The thrashing black and amber fish in Stephen Coghlan’s grip is unsightly, but its humble appearance — a snake-like body, milky eyes and parasitic funnel of yellow teeth -— belie the sea lamprey’s importance to the small Sedgeunkedunk Stream and, possibly, Coghlan contends, some of the state’s most majestic rivers.
Coghlan, an associate professor of freshwater fisheries ecology at the University of Maine, has spent many hours ankle-deep in the Sedgeunkedunk (pronounced Sej-E-unk-e-dunk) studying the lamprey’s impact on the stream since the removal of two dams about three years ago allowed the fish to return to their traditional spawning grounds. In that time he has seen steady increases in the number of lamprey building nests on the stream bottom and, in the process, changing the environment, possibly making it more hospitable to highly prized sea-run fish, including Atlantic salmon.

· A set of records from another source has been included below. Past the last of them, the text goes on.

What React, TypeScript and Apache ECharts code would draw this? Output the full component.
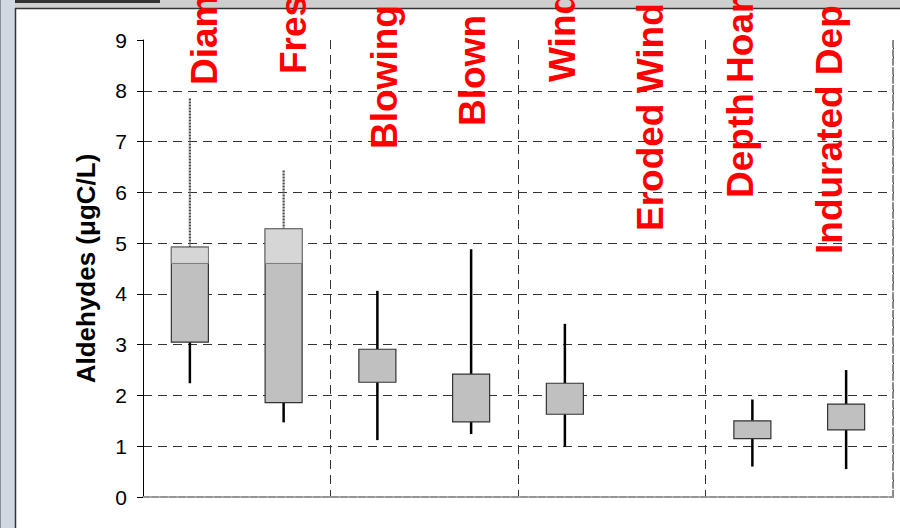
import React, { useEffect, useRef } from "react";
import * as echarts from "echarts";

// ---- data ----
const categories = ["Diam", "Fres", "Blowing", "Blown", "Wind", "Eroded Wind", "Depth Hoar", "Indurated Dep"];
const whiskerLow = [2.24, 1.47, 1.12, 1.24, 0.99, null, 0.6, 0.55];
const boxLow = [3.05, 1.86, 2.26, 1.48, 1.63, null, 1.15, 1.32];
const boxHigh = [4.92, 5.28, 2.91, 2.42, 2.24, null, 1.5, 1.83];
const whiskerHigh = [7.85, 6.43, 4.06, 4.88, 3.41, null, 1.92, 2.5];
const yAxisName = "Aldehydes (\u03bcgC/L)";

// ---- layout (annotation placement, not data) ----
const labelBaselineX = [217, 306, 397, 485, 575, 663, 753, 842];
const labelStartY = [85, 74, 149, 126, 82, 231, 198, 254];
const shadeFrom = 4.6; // lighter (highlighted) region of the first two boxes
const shadedCount = 2;

const FONT = "'Liberation Sans', Arial, sans-serif";

export default function App() {
  const ref = useRef<HTMLDivElement>(null);

  useEffect(() => {
    if (!ref.current) return;
    const chart = echarts.init(ref.current, undefined, { renderer: "svg" });

    const boxData = categories
      .map((_, i) =>
        whiskerLow[i] == null ? null : [i, whiskerLow[i], boxLow[i], boxHigh[i], whiskerHigh[i]]
      )
      .filter((d) => d !== null);

    const renderBox = (params: any, api: any) => {
      const idx = api.value(0);
      const wl = api.value(1);
      const bl = api.value(2);
      const bh = api.value(3);
      const wh = api.value(4);
      const pWL = api.coord([idx, wl]);
      const x = pWL[0];
      const yWL = pWL[1];
      const yBL = api.coord([idx, bl])[1];
      const yBH = api.coord([idx, bh])[1];
      const yWH = api.coord([idx, wh])[1];
      const bw = api.size([1, 0])[0] * 0.395;
      const shaded = idx < shadedCount;
      const children: any[] = [
        {
          type: "line",
          shape: { x1: x, y1: yBL, x2: x, y2: yWL },
          style: { stroke: "#000", lineWidth: 2.5 },
        },
        {
          type: "line",
          shape: { x1: x, y1: yWH, x2: x, y2: yBH },
          style: shaded
            ? { stroke: "#4a4a4a", lineWidth: 2.2, lineDash: [2, 1] }
            : { stroke: "#000", lineWidth: 2.5 },
        },
        {
          type: "rect",
          shape: { x: x - bw / 2, y: yBH, width: bw, height: yBL - yBH },
          style: { fill: "#c0c0c0", stroke: "#333", lineWidth: 1.2 },
        },
      ];
      if (shaded) {
        const yS = api.coord([idx, shadeFrom])[1];
        children.push({
          type: "rect",
          shape: { x: x - bw / 2, y: yBH, width: bw, height: yS - yBH },
          style: { fill: "#d6d6d6", stroke: "#7a7a7a", lineWidth: 1 },
        });
      }
      return { type: "group", children };
    };

    const labelGraphics = categories.map((txt, i) => ({
      type: "text",
      x: labelBaselineX[i] - 12.8,
      y: labelStartY[i],
      rotation: Math.PI / 2,
      z: 100,
      style: {
        text: txt,
        fill: "#ff0000",
        font: `bold 37px ${FONT}`,
        textAlign: "left",
        textVerticalAlign: "middle",
      },
    }));

    const gridColor = ["transparent", "#333", "#333", "#333", "#333", "#333", "#333", "#333", "#333", "transparent"];

    chart.setOption({
      animation: false,
      backgroundColor: "#ffffff",
      grid: { left: 143, top: 40, right: 7, bottom: 31, containLabel: false },
      xAxis: [
        {
          type: "category",
          data: categories,
          boundaryGap: true,
          axisLabel: { show: false },
          axisTick: { show: false },
          axisLine: { show: true, lineStyle: { color: "#8a8a8a", width: 2, type: [6, 3] } },
          splitLine: {
            show: true,
            interval: (i: number) => i === 2 || i === 4 || i === 6,
            lineStyle: { color: "#333", width: 1, type: [9, 6] },
          },
        },
        {
          type: "category",
          position: "top",
          data: categories,
          axisLabel: { show: false },
          axisTick: { show: false },
          axisLine: { show: true, lineStyle: { color: "#999", width: 1.5 } },
          splitLine: { show: false },
        },
      ],
      yAxis: [
        {
          type: "value",
          min: 0,
          max: 9,
          interval: 1,
          name: yAxisName,
          nameLocation: "middle",
          nameGap: 44,
          nameTextStyle: { fontFamily: FONT, fontSize: 26, fontWeight: "bold", color: "#000" },
          axisLine: { show: true, lineStyle: { color: "#000", width: 1 } },
          axisTick: { show: true, inside: false, length: 6, lineStyle: { color: "#000", width: 1 } },
          axisLabel: { fontFamily: FONT, fontSize: 21, color: "#000", margin: 16 },
          splitLine: { show: true, lineStyle: { color: gridColor, width: 1, type: [9, 6] } },
        },
        {
          type: "value",
          position: "right",
          min: 0,
          max: 9,
          interval: 1,
          axisLabel: { show: false },
          axisTick: { show: false },
          splitLine: { show: false },
          axisLine: { show: true, lineStyle: { color: "#8a8a8a", width: 2, type: [6, 3] } },
        },
      ],
      series: [
        {
          type: "custom",
          name: "Aldehydes",
          renderItem: renderBox,
          encode: { x: 0, y: [1, 2, 3, 4] },
          data: boxData,
          z: 10,
        },
      ],
      graphic: [
        { type: "rect", shape: { x: 0, y: 0, width: 15, height: 528 }, style: { fill: "#d2d8e1" }, z: 50 },
        { type: "line", shape: { x1: 0.5, y1: 0, x2: 0.5, y2: 528 }, style: { stroke: "#8a8f99", lineWidth: 1 }, z: 51 },
        { type: "rect", shape: { x: 15, y: 0, width: 885, height: 8 }, style: { fill: "#cfcfcf" }, z: 50 },
        { type: "line", shape: { x1: 15, y1: 1.5, x2: 160, y2: 1.5 }, style: { stroke: "#333", lineWidth: 3 }, z: 51 },
        { type: "line", shape: { x1: 15, y1: 8.5, x2: 900, y2: 8.5 }, style: { stroke: "#333", lineWidth: 1.5 }, z: 51 },
        { type: "line", shape: { x1: 15.5, y1: 8, x2: 15.5, y2: 528 }, style: { stroke: "#333", lineWidth: 1.5 }, z: 51 },
        ...labelGraphics,
      ],
    });

    return () => chart.dispose();
  }, []);

  return (
    <div
      ref={ref}
      style={{ position: "absolute", left: 0, top: 0, width: 900, height: 528, background: "#fff" }}
    />
  );
}
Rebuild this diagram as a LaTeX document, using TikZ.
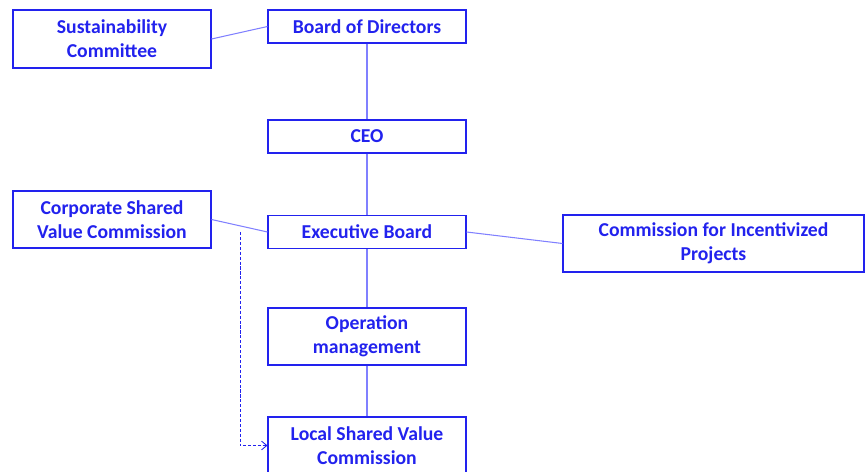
\documentclass[tikz,border=0pt]{standalone}
\usepackage{fontspec}
\setmainfont{Carlito}
\usepackage{tikz}
\usetikzlibrary{arrows.meta}
\definecolor{boxblue}{HTML}{2222EE}
\definecolor{lineblue}{HTML}{8080FF}

\begin{document}
\begin{tikzpicture}[x=0.02cm, y=-0.02cm, >=Stealth,
    orgbox/.style={draw=boxblue, line width=0.6pt, fill=white, text=boxblue,
      font=\fontsize{11.2}{13.6}\selectfont\bfseries, align=center,
      minimum width=198*0.02cm, inner sep=0pt},
    link/.style={draw=lineblue, line width=0.6pt}]
    \useasboundingbox (0,0) rectangle (865,472);
    % main chain
    \node[orgbox, minimum height=33*0.02cm] (bod) at (367,26.5) {Board of Directors};
    \node[orgbox, minimum height=33*0.02cm] (ceo) at (367,136.5) {CEO};
    \node[orgbox, minimum height=33*0.02cm] (exb) at (367,232) {Executive Board};
    \node[orgbox, minimum height=57*0.02cm] (opm) at (367,336.5) {Operation\\management};
    \node[orgbox, minimum height=57*0.02cm] (lsv) at (367,445.5) {Local Shared Value\\Commission};
    % side boxes
    \node[orgbox, minimum height=58*0.02cm] (sus) at (112,39) {Sustainability\\Committee};
    \node[orgbox, minimum height=57*0.02cm] (csv) at (112,219.5) {Corporate Shared\\Value Commission};
    \node[orgbox, minimum height=57*0.02cm, minimum width=301*0.02cm] (cip) at (713.5,243.5) {Commission for Incentivized\\Projects};
    % links
    \draw[link] (bod) -- (ceo) -- (exb) -- (opm) -- (lsv);
    \draw[link] (sus.east) -- (bod.west);
    \draw[link] (csv.east) -- (exb.west);
    \draw[link] (exb.east) -- (cip.west);
    % dashed reporting line
    \coordinate (dstart) at (240,232);
    \draw[boxblue, line width=0.5pt, dash pattern=on 1.8pt off 1pt, ->, >={Straight Barb[length=3pt,width=5pt]}]
      (dstart) |- (lsv.west);
\end{tikzpicture}
\end{document}
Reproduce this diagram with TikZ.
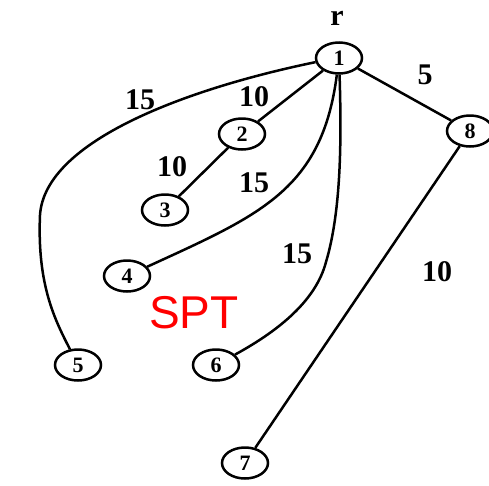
\documentclass[tikz,border=0pt]{standalone}
\usepackage{fontspec}
\setmainfont{Liberation Serif}
\newfontfamily\labelsans{Liberation Sans}
\usetikzlibrary{shapes.geometric}
\begin{document}
\begin{tikzpicture}[x=1pt,y=-1pt,
  vertex/.style={ellipse,draw,line width=2.5pt,minimum width=46pt,minimum height=31pt,
    inner sep=0pt,font=\fontsize{22}{22}\selectfont\bfseries},
  weight/.style={font=\fontsize{30}{30}\selectfont\bfseries},
  edge/.style={line width=2.5pt}]
\useasboundingbox (0,0) rectangle (489,485);
% vertices
\node[vertex] (n1) at (339,58) {1};
\node[vertex] (n2) at (242,134) {2};
\node[vertex] (n3) at (165,210) {3};
\node[vertex] (n4) at (127,276) {4};
\node[vertex] (n5) at (78,365) {5};
\node[vertex] (n6) at (216,365) {6};
\node[vertex] (n7) at (245,463) {7};
\node[vertex] (n8) at (470,131) {8};
\node[weight] (root) at (337,18) {r};
% tree edges
\draw[edge] (n1) -- (n2);
\draw[edge] (n2) -- (n3);
\draw[edge] (n1) -- (n8);
\draw[edge] (n8) -- (n7);
\draw[edge] (n1) .. controls (322,190) and (260,215) .. (n4);
\draw[edge] (n1.190) .. controls (190,88) and (45,140) .. (40,215)
                     .. controls (37,285) and (55,320) .. (n5);
\draw[edge] (n1) .. controls (342,150) and (340,215) .. (326,262)
                 .. controls (316,300) and (280,330) .. (n6);
% weights
\node[weight] (w15a) at (140,100) {15};
\node[weight] (w10a) at (254,97) {10};
\node[weight] (w5)   at (425,75) {5};
\node[weight] (w10b) at (172,167) {10};
\node[weight] (w15b) at (254,183) {15};
\node[weight] (w15c) at (297,254) {15};
\node[weight] (w10c) at (437,272) {10};
% caption
\node[font=\labelsans\fontsize{46}{46}\selectfont,text=red] (spt) at (194,313) {SPT};
\end{tikzpicture}
\end{document}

“We’re trying to tell a story, and each year we get a little bit more information,” Coghlan says, carefully placing the now-weary lamprey into a submerged basket and jotting down the measurements of others caught and tagged that morning by his student researchers.
The story is set in the living laboratory of the Sedgeunkedunk Stream, a small tributary running north about 3.7 miles from Orrington, Maine, and into the Penobscot River in South Brewer.
On this sunny morning, Coghlan and his team of undergraduate and graduate students are on their daily “lamprey safari,” walking the stream and carefully hand-catching and tagging any lamprey they see. Each captured fish receives both a visible tag and an electronic tag that can be scanned for identification.
Part of the reason the lamprey are so easy to catch is that they’re very busy building their nests. And there’s some heavy lifting involved, too, as they use their sucker-like mouths and thrashing bodies to move rocks — some as big as grapefruits — into a mound where they will lay their eggs. An oval pit, worn clean and smooth by the lamprey’s slow, constant wriggling, is at the base of the mound.
Once sea lamprey spawn, they die. That’s it. But they leave behind three important things: their bottom-changing nests, their nutrient-rich carcasses and the next generation of lamprey.
Since the removal of the dams in 2008 and 2009, Coghlan and his team have documented increasing numbers of sea lamprey returning to the Sedgeunkedunk to build or enlarge their nests, which, in some cases, can be several feet across. Five years ago, there were about 60 fish. This year, he and his team tagged a record 250, and the fish are moving farther and farther upstream to spawn, expanding their range.